People sometimes get fooled by static images believing they are in motion. Scientists tried to find the reason behind this phenomenon with the help of flies.
The neuroscientists from Yale University found that flies are tricked by optical illusions as easily as humans.
They chose flies for their experiment as its easy to track the activity of neurons in their visual system.
During the research, the neuroscientists presented flies with optical illusions and observed if they perceive the motion in it the same way humans do.
To their surprise, the researchers noticed that the flies turned in the same direction as the motion that humans perceive in the pattern.
"It was exciting to find that flies perceive motion in static images the same way we do," said Damon Clark, associate professor of molecular, cellular and developmental biology and of physics and of neuroscience at Yale.
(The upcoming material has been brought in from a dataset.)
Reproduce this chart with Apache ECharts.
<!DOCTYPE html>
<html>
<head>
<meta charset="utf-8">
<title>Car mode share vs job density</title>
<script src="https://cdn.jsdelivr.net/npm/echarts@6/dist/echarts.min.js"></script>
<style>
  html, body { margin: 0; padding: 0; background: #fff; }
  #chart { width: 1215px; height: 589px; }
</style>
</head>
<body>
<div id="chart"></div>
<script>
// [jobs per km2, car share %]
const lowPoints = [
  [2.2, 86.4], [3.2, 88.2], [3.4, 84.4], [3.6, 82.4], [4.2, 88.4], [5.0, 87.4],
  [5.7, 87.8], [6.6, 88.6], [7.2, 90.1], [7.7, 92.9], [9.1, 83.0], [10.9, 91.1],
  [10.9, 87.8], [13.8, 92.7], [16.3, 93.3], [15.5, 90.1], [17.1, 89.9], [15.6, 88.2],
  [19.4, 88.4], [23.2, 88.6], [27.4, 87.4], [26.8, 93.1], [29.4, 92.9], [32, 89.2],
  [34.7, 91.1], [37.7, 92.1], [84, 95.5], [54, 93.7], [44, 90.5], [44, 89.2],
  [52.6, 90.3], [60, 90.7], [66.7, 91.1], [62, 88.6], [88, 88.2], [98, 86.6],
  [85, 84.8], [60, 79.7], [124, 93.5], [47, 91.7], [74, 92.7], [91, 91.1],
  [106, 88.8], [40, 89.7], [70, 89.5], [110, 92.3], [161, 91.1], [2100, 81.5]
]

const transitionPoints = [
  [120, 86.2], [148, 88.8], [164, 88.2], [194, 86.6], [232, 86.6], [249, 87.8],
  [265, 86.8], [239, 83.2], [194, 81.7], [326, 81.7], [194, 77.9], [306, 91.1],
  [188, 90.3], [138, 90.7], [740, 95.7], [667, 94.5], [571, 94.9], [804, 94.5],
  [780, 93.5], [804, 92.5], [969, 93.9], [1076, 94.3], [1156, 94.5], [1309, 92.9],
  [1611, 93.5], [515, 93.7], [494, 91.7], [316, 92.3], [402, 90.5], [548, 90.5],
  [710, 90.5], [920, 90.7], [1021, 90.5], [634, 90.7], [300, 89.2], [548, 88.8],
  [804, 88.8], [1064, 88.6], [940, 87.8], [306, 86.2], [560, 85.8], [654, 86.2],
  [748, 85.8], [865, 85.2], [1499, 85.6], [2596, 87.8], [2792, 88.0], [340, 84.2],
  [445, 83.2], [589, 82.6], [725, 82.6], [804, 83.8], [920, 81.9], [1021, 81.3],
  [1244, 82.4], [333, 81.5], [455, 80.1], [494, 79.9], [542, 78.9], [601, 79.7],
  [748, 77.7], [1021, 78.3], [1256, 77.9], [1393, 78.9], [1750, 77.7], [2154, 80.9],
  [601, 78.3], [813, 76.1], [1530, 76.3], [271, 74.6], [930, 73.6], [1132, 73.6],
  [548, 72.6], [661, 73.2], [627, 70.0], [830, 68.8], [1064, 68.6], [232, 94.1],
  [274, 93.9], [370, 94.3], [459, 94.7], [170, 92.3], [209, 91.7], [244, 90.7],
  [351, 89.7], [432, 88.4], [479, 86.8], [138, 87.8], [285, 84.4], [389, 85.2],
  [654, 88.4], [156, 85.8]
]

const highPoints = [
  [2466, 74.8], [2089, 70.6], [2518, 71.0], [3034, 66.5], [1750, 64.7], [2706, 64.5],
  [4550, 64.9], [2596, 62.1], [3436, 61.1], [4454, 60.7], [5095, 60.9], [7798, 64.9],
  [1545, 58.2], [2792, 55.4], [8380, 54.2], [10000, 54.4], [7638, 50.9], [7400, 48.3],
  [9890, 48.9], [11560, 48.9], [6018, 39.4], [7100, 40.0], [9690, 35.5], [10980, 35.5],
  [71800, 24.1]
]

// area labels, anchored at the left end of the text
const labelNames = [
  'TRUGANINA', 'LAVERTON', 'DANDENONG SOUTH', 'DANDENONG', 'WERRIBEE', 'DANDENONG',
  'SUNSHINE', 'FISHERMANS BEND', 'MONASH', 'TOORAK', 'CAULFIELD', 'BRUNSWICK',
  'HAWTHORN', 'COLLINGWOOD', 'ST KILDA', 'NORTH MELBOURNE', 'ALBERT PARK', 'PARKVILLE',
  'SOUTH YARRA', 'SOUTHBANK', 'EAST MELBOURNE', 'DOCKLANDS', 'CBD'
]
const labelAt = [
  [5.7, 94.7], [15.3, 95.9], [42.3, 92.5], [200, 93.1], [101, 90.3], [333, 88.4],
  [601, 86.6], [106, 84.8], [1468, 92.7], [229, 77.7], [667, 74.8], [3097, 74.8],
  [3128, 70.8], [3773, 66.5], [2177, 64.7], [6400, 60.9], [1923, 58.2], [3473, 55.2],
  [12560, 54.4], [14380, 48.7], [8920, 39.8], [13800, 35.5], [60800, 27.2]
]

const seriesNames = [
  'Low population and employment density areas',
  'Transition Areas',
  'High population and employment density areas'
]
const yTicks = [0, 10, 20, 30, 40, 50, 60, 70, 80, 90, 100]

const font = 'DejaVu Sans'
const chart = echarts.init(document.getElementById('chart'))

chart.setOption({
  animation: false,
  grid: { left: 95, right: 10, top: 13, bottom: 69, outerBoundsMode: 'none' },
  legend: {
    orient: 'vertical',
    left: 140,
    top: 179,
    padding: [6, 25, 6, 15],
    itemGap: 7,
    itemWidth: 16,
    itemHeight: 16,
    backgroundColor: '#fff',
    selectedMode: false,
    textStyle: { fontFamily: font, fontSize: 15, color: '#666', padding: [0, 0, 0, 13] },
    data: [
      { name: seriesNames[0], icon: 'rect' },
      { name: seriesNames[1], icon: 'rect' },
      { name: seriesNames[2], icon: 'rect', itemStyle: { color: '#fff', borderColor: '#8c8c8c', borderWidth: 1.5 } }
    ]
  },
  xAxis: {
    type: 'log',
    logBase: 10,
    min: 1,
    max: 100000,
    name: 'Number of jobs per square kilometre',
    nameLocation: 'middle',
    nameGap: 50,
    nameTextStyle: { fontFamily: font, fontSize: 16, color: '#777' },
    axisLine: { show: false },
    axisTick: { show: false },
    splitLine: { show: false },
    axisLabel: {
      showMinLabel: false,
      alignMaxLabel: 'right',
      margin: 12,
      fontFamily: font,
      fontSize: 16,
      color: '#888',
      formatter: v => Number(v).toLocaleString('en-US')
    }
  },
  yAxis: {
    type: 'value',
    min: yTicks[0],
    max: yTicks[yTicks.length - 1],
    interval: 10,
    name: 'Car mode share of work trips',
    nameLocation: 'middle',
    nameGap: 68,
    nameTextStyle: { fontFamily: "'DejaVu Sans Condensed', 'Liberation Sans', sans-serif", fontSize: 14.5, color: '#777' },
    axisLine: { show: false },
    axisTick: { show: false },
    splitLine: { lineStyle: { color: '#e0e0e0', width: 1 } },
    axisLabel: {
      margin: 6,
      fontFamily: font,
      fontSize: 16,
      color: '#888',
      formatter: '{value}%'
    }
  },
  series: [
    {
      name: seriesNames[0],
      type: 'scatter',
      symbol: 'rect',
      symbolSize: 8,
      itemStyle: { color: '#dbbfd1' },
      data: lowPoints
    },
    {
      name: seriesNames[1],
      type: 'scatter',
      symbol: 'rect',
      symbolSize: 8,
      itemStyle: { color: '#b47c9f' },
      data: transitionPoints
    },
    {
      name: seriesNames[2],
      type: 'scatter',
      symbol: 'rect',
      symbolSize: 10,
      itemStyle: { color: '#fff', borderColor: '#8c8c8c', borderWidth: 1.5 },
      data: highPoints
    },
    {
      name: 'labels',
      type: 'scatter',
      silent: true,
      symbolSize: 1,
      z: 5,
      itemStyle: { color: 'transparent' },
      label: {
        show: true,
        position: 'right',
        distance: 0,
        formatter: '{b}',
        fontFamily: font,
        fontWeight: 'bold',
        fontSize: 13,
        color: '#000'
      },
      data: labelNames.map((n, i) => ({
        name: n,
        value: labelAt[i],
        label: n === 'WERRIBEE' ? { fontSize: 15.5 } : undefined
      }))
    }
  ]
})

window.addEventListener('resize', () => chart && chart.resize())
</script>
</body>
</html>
The scientists also studied specific neuron types that govern motion detection in the insects. They turned the flies’ neurons on and off and found that they were able to change the insects’ perception of illusory motion.
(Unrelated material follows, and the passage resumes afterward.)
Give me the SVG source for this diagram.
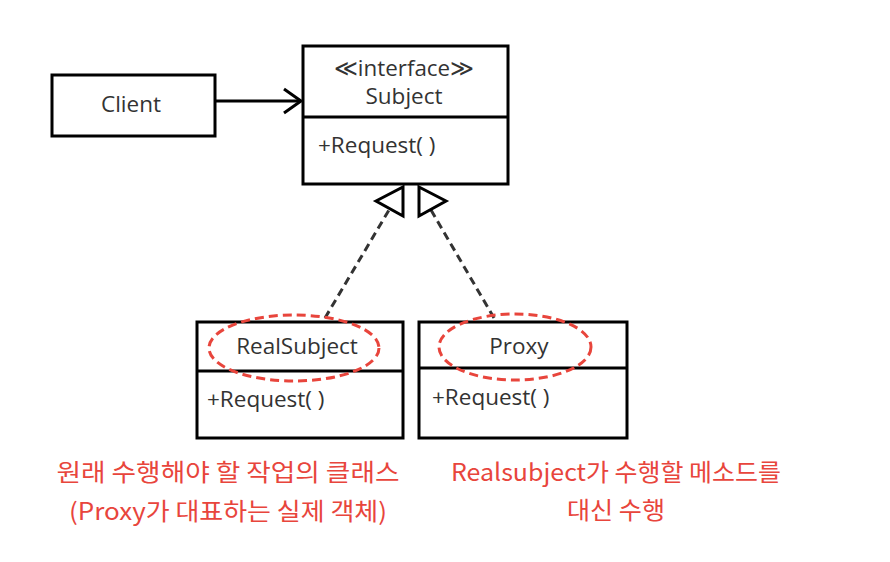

What turned out to be interesting was that the researchers eliminated the illusion entirely by switching off two types of motion-detecting neurons.
Besides, by turning off only one of the two types of neurons, they made the flies perceive illusory motion in the opposite direction.
Then the neuroscientists attempted to test if their theory also applies to humans. Their experiment suggested human visual systems are more complicated than that of flies. However, they found that a similar mechanism underlies this illusion of motion in humans.
The findings of the study were published in the journal Proceedings of the National Academy of Sciences.